Kathrine Switzer talks with Ben Beach during a media availability at the Copley Plaza Hotel near the Boston Marathon finish line Thursday, April 13, 2017, in Boston. Beach is on the verge of becoming the first person to run the Boston Marathon 50 consecutive times if he completes the race on Monday. Switzer was the first woman with a bib issued by the Boston Athletic Association to finish the Boston Marathon in 1967. (AP Photo/Stephan Savoia)

No runner in the Boston Marathon will ever again wear number 261. It has now been retired in honor of the person who once wore it.

You’ve come a long way, Boston Athletic Association, because this is what happened to Katherine Switzer when she wore it in 1967.

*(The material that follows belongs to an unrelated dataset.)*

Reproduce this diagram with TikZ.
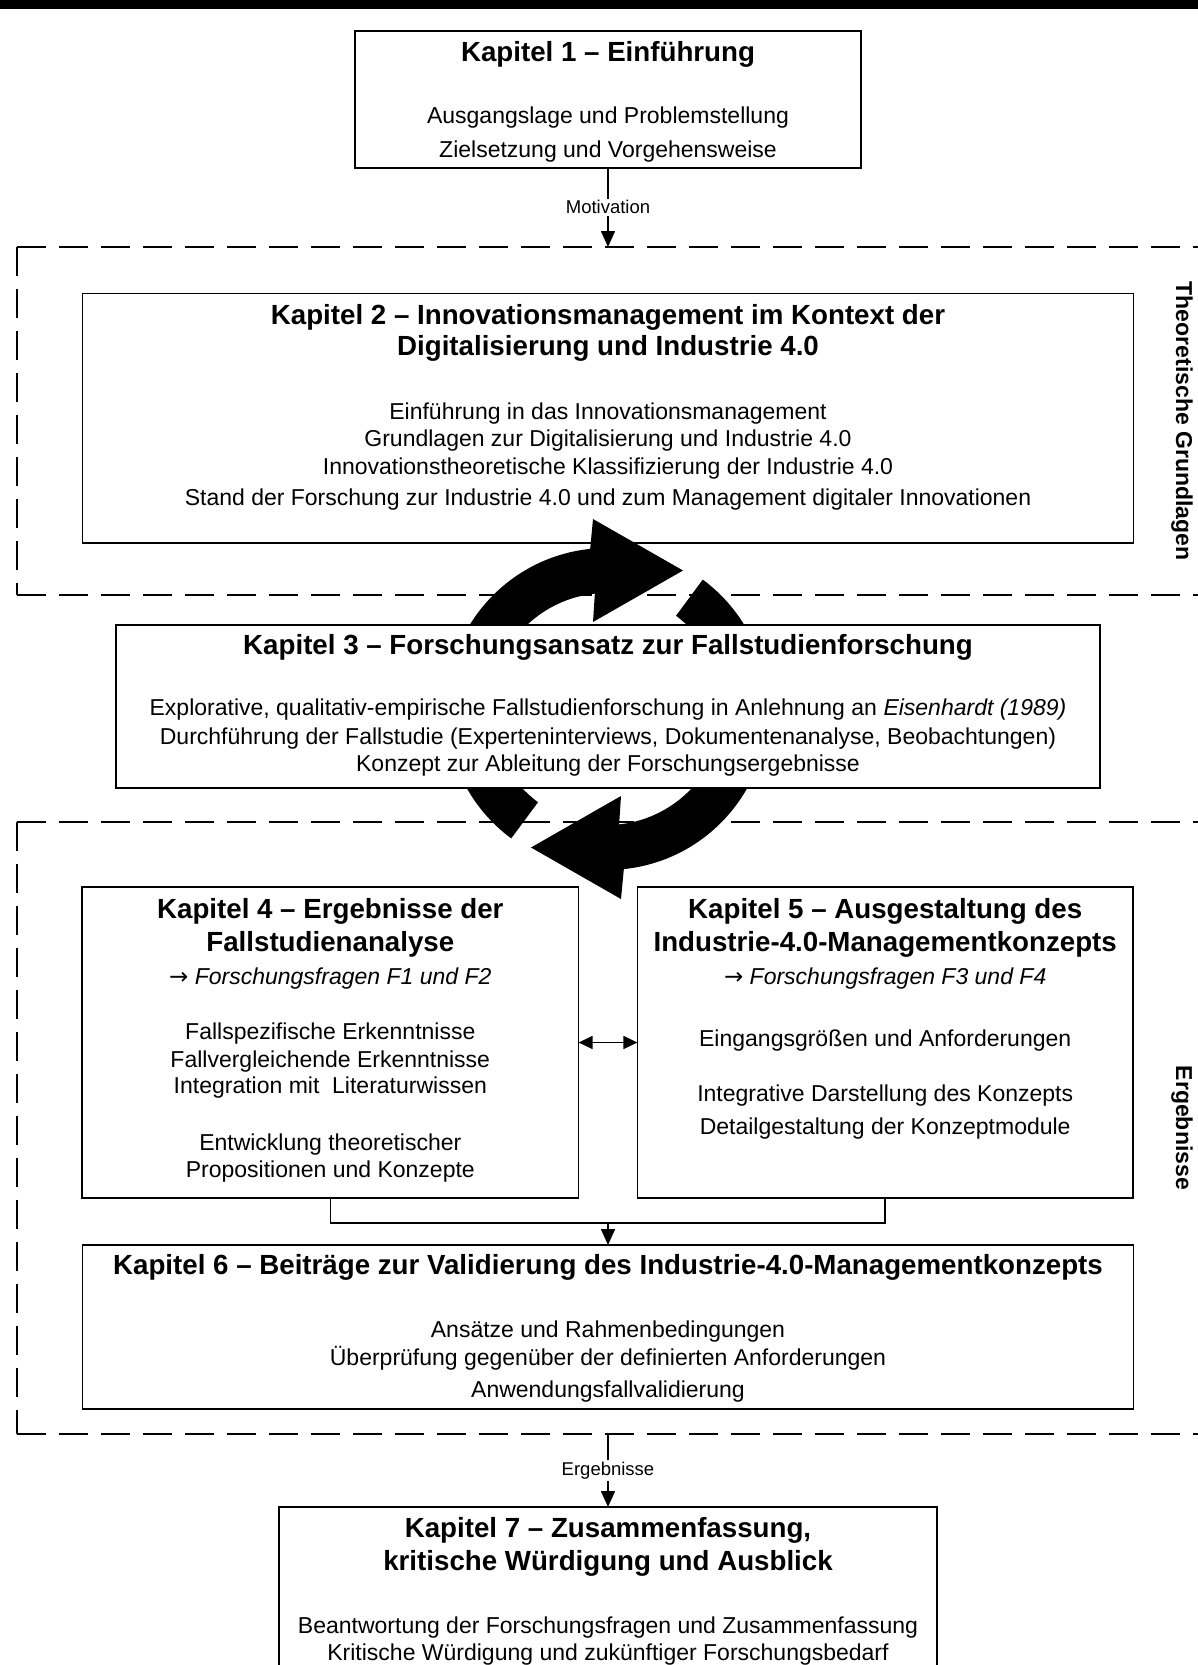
\documentclass[tikz,border=0pt]{standalone}
\usepackage{fontspec}
\setmainfont{Liberation Sans}
\newfontfamily\arrowfont{DejaVu Sans}
\usetikzlibrary{positioning,arrows.meta}

\newcommand{\kaptitle}{\fontsize{27.7pt}{33pt}\selectfont\bfseries}
\newcommand{\kapbody}{\fontsize{23pt}{27.5pt}\selectfont}
\newcommand{\kapsmall}{\fontsize{18.5pt}{22pt}\selectfont}
\newcommand{\grpfont}{\fontsize{23pt}{27pt}\selectfont\bfseries}
\newcommand{\kapbox}[4]{\parbox[t][#2][t]{#1}{\centering\vspace*{#3}#4}}
\newcommand{\fragen}[1]{{\arrowfont →} \textit{Forschungsfragen #1}}

\begin{document}
\begin{tikzpicture}[x=1pt, y=-1pt,
		kap/.style={draw, fill=white, line width=1.6pt, inner sep=0pt, outer sep=0pt, anchor=north},
		grpline/.style={line width=1.6pt, dash pattern=on 29pt off 13pt},
		grplbl/.style={rotate=-90, font=\grpfont},
		lbl/.style={fill=white, inner sep=2pt, font=\kapsmall},
		conn/.style={line width=1.6pt},
		arr/.style={conn, -{Triangle[length=16pt, width=14pt]}},
		dbl/.style={conn, {Triangle[length=14pt, width=13pt]}-{Triangle[length=14pt, width=13pt]}}]
		\useasboundingbox (0,0) rectangle (1198,1665);
		\fill[white] (0,0) rectangle (1198,1665);
		\fill (0,0) rectangle (1198,8.5);

		\foreach \gt/\gb/\gname/\gtext in {247/595/grp1/Theoretische Grundlagen, 821.7/1434/grp2/Ergebnisse} {
			\draw[grpline] (17,\gt) -- (1210,\gt);
			\draw[grpline] (17,\gt) -- (17,\gb);
			\draw[grpline] (17,\gb) -- (1210,\gb);
			\node[grplbl] (\gname) at (1182,{(\gt+\gb)/2}) {\gtext};
		}

		\node[kap] (k1) at (608,30.7) {\kapbox{506pt}{137pt}{10.6pt}{%
			{\kaptitle Kapitel 1 – Einführung\par}\vspace{35pt}%
			{\kapbody Ausgangslage und Problemstellung\\[6pt] Zielsetzung und Vorgehensweise\par}}};
		\node[kap, below=125.9pt of k1] (k2) {\kapbox{1051pt}{249.4pt}{10.7pt}{%
			{\kaptitle Kapitel 2 – Innovationsmanagement im Kontext der\\[-2pt] Digitalisierung und Industrie 4.0\par}\vspace{37pt}%
			{\kapbody Einführung in das Innovationsmanagement\\[-0.5pt] Grundlagen zur Digitalisierung und Industrie 4.0\\ Innovationstheoretische Klassifizierung der Industrie 4.0\\[4pt] Stand der Forschung zur Industrie 4.0 und zum Management digitaler Innovationen\par}}};

		\begin{scope}[shift={(607,709)}, y=1pt]
			\foreach \rot in {0,180}
				\fill[rotate=\rot] (233.5:116) arc[start angle=233.5, end angle=96, radius=116]
					-- (-14,87) -- (76,138.5) -- (-14,190) -- (96:161)
					arc[start angle=96, end angle=233.5, radius=161] -- cycle;
		\end{scope}

		\node[kap, below=82pt of k2] (k3) {\kapbox{984pt}{163pt}{9.3pt}{%
			{\kaptitle Kapitel 3 – Forschungsansatz zur Fallstudienforschung\par}\vspace{34pt}%
			{\kapbody Explorative, qualitativ-empirische Fallstudienforschung in Anlehnung an \textit{Eisenhardt (1989)}\\[1.5pt] Durchführung der Fallstudie (Experteninterviews, Dokumentenanalyse, Beobachtungen)\\[-0.5pt] Konzept zur Ableitung der Forschungsergebnisse\par}}};
		\node[kap] (k4) at (330.3,887) {\kapbox{496.6pt}{311pt}{11.3pt}{%
			{\kaptitle Kapitel 4 – Ergebnisse der\\ Fallstudienanalyse\par}\vspace{6pt}%
			{\kapbody\fragen{F1 und F2}\par}\vspace{27.5pt}%
			{\kapbody Fallspezifische Erkenntnisse\\[0.5pt] Fallvergleichende Erkenntnisse\\[-1.5pt] Integration mit~~Literaturwissen\\[29.5pt] Entwicklung theoretischer\\[-0.5pt] Propositionen und Konzepte\par}}};
		\node[kap, right=58.8pt of k4] (k5) {\kapbox{495.6pt}{311pt}{11.3pt}{%
			{\kaptitle Kapitel 5 – Ausgestaltung des\\ Industrie-4.0-Managementkonzepts\par}\vspace{6pt}%
			{\kapbody\fragen{F3 und F4}\par}\vspace{34.5pt}%
			{\kapbody Eingangsgrößen und Anforderungen\\[27.5pt] Integrative Darstellung des Konzepts\\[5.5pt] Detailgestaltung der Konzeptmodule\par}}};
		\node[kap] (k6) at (608,1245) {\kapbox{1051pt}{164pt}{9.8pt}{%
			{\kaptitle Kapitel 6 – Beiträge zur Validierung des Industrie-4.0-Managementkonzepts\par}\vspace{35.5pt}%
			{\kapbody Ansätze und Rahmenbedingungen\\[0.5pt] Überprüfung gegenüber der definierten Anforderungen\\[4.5pt] Anwendungsfallvalidierung\par}}};
		\node[kap, below=98pt of k6] (k7) {\kapbox{658pt}{220pt}{10.3pt}{%
			{\kaptitle Kapitel 7 – Zusammenfassung,\\ kritische Würdigung und Ausblick\par}\vspace{36pt}%
			{\kapbody Beantwortung der Forschungsfragen und Zusammenfassung\\[-0.5pt] Kritische Würdigung und zukünftiger Forschungsbedarf\par}}};

		\coordinate (g1top) at (608,247);
		\coordinate (g2bot) at (608,1434);
		\coordinate (join) at (608,1223);

		\path[arr] (k1.south) edge node[lbl] {Motivation} (g1top);
		\path[dbl] (k4) edge (k5);
		\draw[conn] (k4.south) |- (join) -| (k5.south);
		\path[arr] (join) edge (join |- k6.north);
		\path[arr] (g2bot) edge node[lbl] {Ergebnisse} (k7.north);
	\end{tikzpicture}
\end{document}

 Photo by Paul J. Connell/The Boston Globe via Getty Images

Switzer wasn’t supposed to be in the race — only men were permitted to register — but she registered as “K.V” and got her bib, racing until Jock Semple, long-time B.A.A. boss, tried to wrestle her out of the race. She persisted, and finished the race.

In the process, she technically became the first woman to officially run the race. It would be five more years until the marathon allowed women to run.

This week, the B.A.A. “retired” the number in her honor, and on Monday she’ll run the the race on the 50th anniversary of her groundbreaking run. In its story today, the Boston Herald notes that the idea for the ’67 run came because her 50-year-old coach didn’t believe women were cut out to run marathons.

As they trained on the snowy streets of Syracuse, Switzer told Briggs that she wanted to run in Boston. In a line straight out of a “Rocky” script, the mailman retorted, “No dame ever ran no marathon.”

Switzer told him that Sports Illustrated wrote about Gibb’s 1966 run.

“He kept telling me the story of the Boston Marathon, and I finally said, ‘OK, let’s stop this and just run it,’ ” said Switzer. “He didn’t believe that Roberta actually ran it. He didn’t believe women were physically capable of running a marathon. So many people didn’t believe a woman was capable of doing it.”

Briggs finally relented, sort of. Switzer had to prove to him that she was up to the physical grind that the Boston course, especially, demanded.

“My ancestors were homesteaders. They arrived here in 1723,” she says now. “We didn’t back down.”

She’s 70 now and will set another mark on Monday. No woman has ever run a marathon 50 years after her first one.